The team includes Philip Christensen, Joshua Bandfield, and Alice Baldridge of Arizona State University; Victoria Hamilton and Scott Anderson of the University of Hawaii; Timothy Glotch of Stony Brook University; and Livio Tornabene of the University of Arizona.

Lead author Osterloo found the sites by looking through thousands of THEMIS images processed to reveal, in false colors, compositional differences on the Martian surface. As she explains, "I started noting these sites because they showed up bright blue in one set of images, green in a second set, and yellow-orange in a third."

Says team member Christensen, "THEMIS gives us a good look at the thermal infrared, the best part of the spectrum for identifying salt minerals by remote sensing from orbit."

When plotted on a global map of Mars, the chloride sites appeared only in the southern highlands, the most ancient rocks on Mars.

Lay of the Land

Christensen goes on to characterize the sites' geological setting. "Many of the deposits lie in basins with channels leading into them," he says. "This is the kind of feature, like salt-pan deposits on Earth, that's consistent with water flowing in over a long time."

Christensen, a Regents' Professor of Geological Sciences at ASU's School of Earth and Space Exploration in the College of Liberal Arts and Sciences, designed THEMIS and is the instrument's principal investigator.

Says Osterloo, "The deposits range in area from about one square kilometer to about 25 square kilometers," or about 0.4 square mile to about 10 square miles. She adds, "Because the deposits appear to be disconnected from each other, we don't think they all came from one big, global body of surface water." Instead, she says, "They could come from groundwater reaching the surface in low spots. The water would evaporate and leave mineral deposits, which build up over years."

The scientists think the salt deposits formed mostly in the middle to late Noachian epoch, a time that researchers have dated to about 3.9 to 3.5 billion years ago. Several lines of evidence suggest Mars then had intermittent periods of substantially wetter and warmer conditions than today's dry, frigid climate.

Looking for Life

Up to now, scientists looking for evidence of past life on Mars have focused mainly on a handful of places that show evidence of clay or sulfate minerals. The reasoning is that clays indicate weathering by water and that sulfates may form by water evaporation.

The new research, however, suggests an alternative mineral target to explore for biological remains. Says Christensen, "By their nature, salt deposits point to a lot of water, which could potentially remain standing in pools as it evaporates." That's crucial, he says. "For life, it's all about a habitat that endures for some time."

There may also be a concentrating effect, Christensen adds. "The deposits lie in what are probably sedimentary basins.

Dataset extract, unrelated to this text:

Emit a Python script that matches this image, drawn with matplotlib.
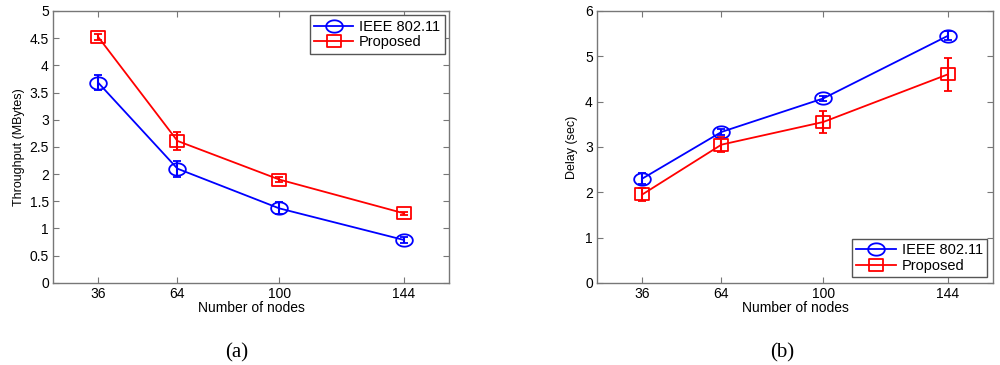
import numpy as np
import matplotlib
matplotlib.use('Agg')
import matplotlib.pyplot as plt
from matplotlib.path import Path
from matplotlib.ticker import FormatStrFormatter

# data
nodes = [36, 64, 100, 144]
labels = ['IEEE 802.11', 'Proposed']

thr_ieee = [3.68, 2.10, 1.37, 0.79]
thr_ieee_err = [0.14, 0.15, 0.11, 0.05]
thr_prop = [4.52, 2.61, 1.90, 1.28]
thr_prop_err = [0.05, 0.16, 0.04, 0.03]

dly_ieee = [2.30, 3.33, 4.07, 5.45]
dly_ieee_err = [0.12, 0.07, 0.06, 0.10]
dly_prop = [1.95, 3.05, 3.55, 4.60]
dly_prop_err = [0.15, 0.17, 0.24, 0.37]

plt.rcParams['font.family'] = ['Liberation Sans', 'DejaVu Sans']

# slightly wide markers (the original is horizontally stretched)
t = np.linspace(0, 2*np.pi, 60)
ell = Path(np.column_stack([1.35*np.cos(t), np.sin(t)]), closed=True)
sq = Path([(-1.25, -1), (1.25, -1), (1.25, 1), (-1.25, 1), (-1.25, -1)], closed=True)

fig = plt.figure(figsize=(10, 3.65), dpi=100)
ax1 = fig.add_axes([0.053, 0.225, 0.396, 0.745])
ax2 = fig.add_axes([0.597, 0.225, 0.396, 0.745])

def draw(ax, y1, e1, y2, e2):
    c1 = ax.errorbar(nodes, y1, yerr=e1, color='blue', marker=ell, markersize=12,
                     mfc='none', mec='blue', mew=1.3, lw=1.3, capsize=3, elinewidth=1.5,
                     capthick=1.5)
    c2 = ax.errorbar(nodes, y2, yerr=e2, color='red', marker=sq, markersize=10,
                     mfc='none', mec='red', mew=1.3, lw=1.3, capsize=3, elinewidth=1.5,
                     capthick=1.5)
    ax.set_xlim(20, 160)
    ax.set_xticks(nodes)
    ax.set_xlabel('Number of nodes', fontsize=10, labelpad=0)
    ax.tick_params(direction='in', top=True, right=True, length=4, width=0.8,
                   color='#777777', labelsize=10, pad=3)
    for s in ax.spines.values():
        s.set_color('#777777')
        s.set_linewidth(1.0)
    ax.yaxis.set_major_formatter(FormatStrFormatter('%g'))
    return [c1[0], c2[0]]

h = draw(ax1, thr_ieee, thr_ieee_err, thr_prop, thr_prop_err)
ax1.set_ylim(0, 5)
ax1.set_yticks(np.arange(0, 5.01, 0.5))
ax1.set_ylabel('Throughput (MBytes)', fontsize=9, labelpad=3)
ax1.legend(h, labels, loc='upper right', fontsize=10.5, handlelength=2.7,
           handletextpad=0.4, borderpad=0.3, labelspacing=0.1, fancybox=False,
           edgecolor='#555555', framealpha=1, borderaxespad=0.3)

h = draw(ax2, dly_ieee, dly_ieee_err, dly_prop, dly_prop_err)
ax2.set_ylim(0, 6)
ax2.set_yticks(np.arange(0, 7, 1))
ax2.set_ylabel('Delay (sec)', fontsize=9, labelpad=5)
ax2.legend(h, labels, loc='lower right', fontsize=10.5, handlelength=2.7,
           handletextpad=0.4, borderpad=0.3, labelspacing=0.1, fancybox=False,
           edgecolor='#555555', framealpha=1, borderaxespad=0.4)

fig.text(0.237, 1 - 353/365, '(a)', ha='center', va='center', fontsize=15,
         family='Liberation Serif')
fig.text(0.782, 1 - 353/365, '(b)', ha='center', va='center', fontsize=15,
         family='Liberation Serif')

fig.savefig('out.png', dpi=100)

If you look upstream, you might find only a trace of organic materials because they're thinly dispersed." But over a long period of time, he explains, "The water flowing into a basin can concentrate the organic materials and they could be well preserved in the salt."

Whether or not the Red Planet ever had life is the biggest scientific question driving Mars research. On Earth, salt has proven remarkably good at preserving organic material. For example, bacteria have been revived in the laboratory after being preserved in salt deposits for millions of years.

NASA is currently studying potential landing sites for its Mars Science Laboratory (MSL), a new-generation rover due for launch in fall 2009. Sites featuring clay deposits number heavily in the short-list of candidate places to send the rover.

Christensen says, "Scientists have studied Martian clay mineral sites for years now, and it's natural they should be considered as targets for the Mars Science Laboratory rover. However, the discovery of chloride minerals in topographic basins within the oldest rocks on Mars should also be considered as an alternative mineralogy for MSL or future rovers to explore."

"This discovery demonstrates the continuing value of the Odyssey science mission, now entering its seventh year," says Jeffrey Plaut, Odyssey project scientist at the Jet Propulsion Laboratory. "The more we look at Mars, the more fascinating a place it becomes."